Update: Twitter informs me about an astonishing and moving blog post about a teenager's correspondence with Mr Hughes.

05 August 2009

Marriage

Neil Gaiman, saying “it's either beautiful or the stupidest thing I've read today” points us to a UK Telegraph story about a yellow marriage between a woman and an amusement park ride.
“I love him as much as women love their husbands and know we’ll be together forever,” she said.

Miss Wolfe first fell for the ride when she was 13: “I was instantly attracted to him sexually and mentally.

“I wasn’t freaked out, as it just felt so natural, but I didn’t tell anyone about it because I knew it wasn’t ‘normal’ to have feelings for a fairground ride.”

Ten years later, she decided to go back to Knoebels Amusement Park to declare her love. She now sleeps with a picture of the ride on her ceiling and carries its spare nuts and bolts around to feel closer to it.

She claims to believe they share a fulfilling physical and spiritual relationship and does not get jealous when other people ride it.

The Telegraph also offers us stories of the brides of Le Tour Eiffel and the Berlin Wall. A little research finds a website for objectùm-sexuals.
How can one love an inanimate object?

Indeed, the meaning of love comes into question. However, there is no single definition because this feeling has many levels and crosses every part of the spectrum. Virtually every one and every thing can be loved. Love does not have any rules that requisite to whom or to what we express this multifaceted emotion, as long as it causes no violation or harm to the subjected.

Maybe I'm just in a romantic mood today but reading that, to Mr Gaiman's point, makes me go with “beautiful.”

04 August 2009

Astroturf

Via the magnificent Rachel Maddow, I learn of the Hawthorn Group.

The Hawthorn Group is an international public affairs company of senior political communications specialists. Hawthorn helps solve business and policy problems—crisis, legislative, media, customer, financial and employee—for corporations, governments, associations and non-profit organizations.
....
Specializing in complex policy issues and heavily regulated industries—beverage, banking, energy, gaming, healthcare, insurance, natural resources, security, trade and utilities—Hawthorn currently represents a diverse group of industry-leading clients.

Got that? They're PR guys for corporations. To translate some of those terms, we're talking about corporations that do stuff like drill for oil, operate casinos, deny people's health insurance claims, blow up mountains to get the minerals, and send guys with guns to solve clients' problems. In short: evil corporations.
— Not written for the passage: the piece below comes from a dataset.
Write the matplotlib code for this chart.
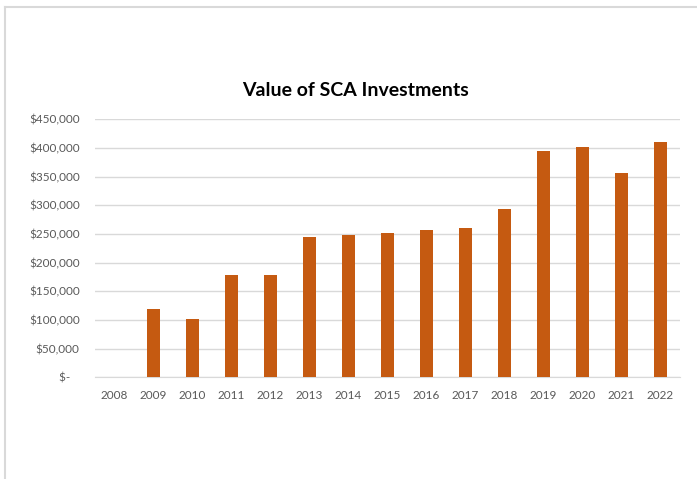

Their newsletter page reads today:

We thought the most fixated of the political and communications “junkies” might find interesting some highlights of a recent grassroots campaign Hawthorn created and managed for the American Coalition of Clean Coal Electricity (ACCCE).

“Grassroots campaign.” I do not think that word means what they think it means.

Deceiving us has become an industrial process.

A Short History of America

Via James Howard Kunstler I am informed that Robert Crumb's immortal comic A Short History of America has a sequel.